Norman Macleod, Kt., C.J.
1. The plaintiff purchased an old dilapidated house in Nasik bearing Municipal No. 759, and abutting the Gayadhani Lane on the south, for Rs. 10,000, by a sale-deed, Exhibit 68, dated May 29, 1922. On June 26 following, he applied to the Municipality for permission to build a new house on the site thereof. The Chief Officer, thereupon, ordered that he should leave a space of eight feet on the south side all along the whole length of his house, which was eighty-nine feet seven inches from east to west, for being incorporated into the street adjoining it, and build on the remaining portion.
2. That was an illegal order. Admittedly, when the plaintiff asked for permission to build, a regular line of the street had not been prescribed. The Chief Officer could not order the plaintiff to set back his land.
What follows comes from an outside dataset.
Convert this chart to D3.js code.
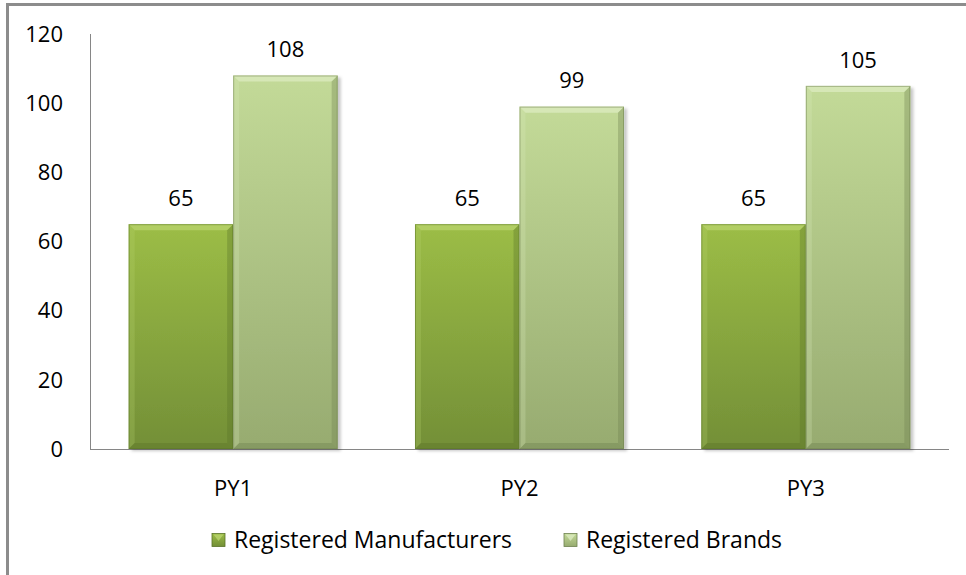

He could only lay down in what manner the new building should be erected having regard to the provisions of the Act.
3. The plaintiff then appealed to the general body on September 11, 1922, and that body resolved, on March 12, 1923, that the proposed new building should be set back to the extent of only three feet on the south side and compensation should be paid to him for the set-back. The plaintiff appears to have agreed to give up the strip of his land, three feet wide, to the Municipality, and so far it may be said there was an agreement. But it is an agreement which it is impossible for any Court to carry into effect on account of its uncertainty. It is not possible for the Court to decide for the parties what should be the price to be paid by the Municipality for the land that the plaintiff agreed to give up to them.
4. However, on April 5, 1923, the plaintiff made an application demanding the price of the land taken by the Municipality. As a matter of fact nothing really effective was done to arrive at an agreement with regard to the price. There were negotiations to refer the dispute to arbitration, but no arbitrators were appointed to take up the reference. It does not appear even that there was any submission to arbitration. There was only a certain amount of conversation with regard to the method by which the amount of compensation should be calculated.
5. The plaintiff then brought a suit to recover compensation, and the defendant pleaded that the suit was premature and was barred under Section 160 of the District Municipal Act. The Judge found this question in favour of the plaintiff. But going into the question of what was the value of the strip of land given up by the plaintiff, held it was Rs. 1600 only, as the defendant Municipality had agreed to pay for the site, and not for the structure thereon.
6. Now, we think that the whole of the proceedings taken were wrong owing to a failure on the part of the Municipality to realise what their proper powers were under the Act We have not been referred to any section of the Act under which the Municipality would have the power to acquire any portion of the plaintiff's land by agreement. They certainly had no power whatever to call upon the plaintiff to surrender to them the strip of land. If they required to obtainpossession of any portion of the plaintiff's land, they would probably have to show that it was required for a public purpose before they could spend Municipal funds on the acquisition.
7. However that may be, we have here merely negotiations between the parties which never crystallised into an agreement which could be enforced by the Court. Therefore, there is no jurisdiction by which the Court can be entitled to make a contract for the parties and decide between them what would be the amount to bebut by the Municipality for the plaintiff's land.
8. We think then that the cross-objections that the suit should have been dismissed must be upheld and the suit must be dismissed. In the circumstances of the case we make no order as to costs.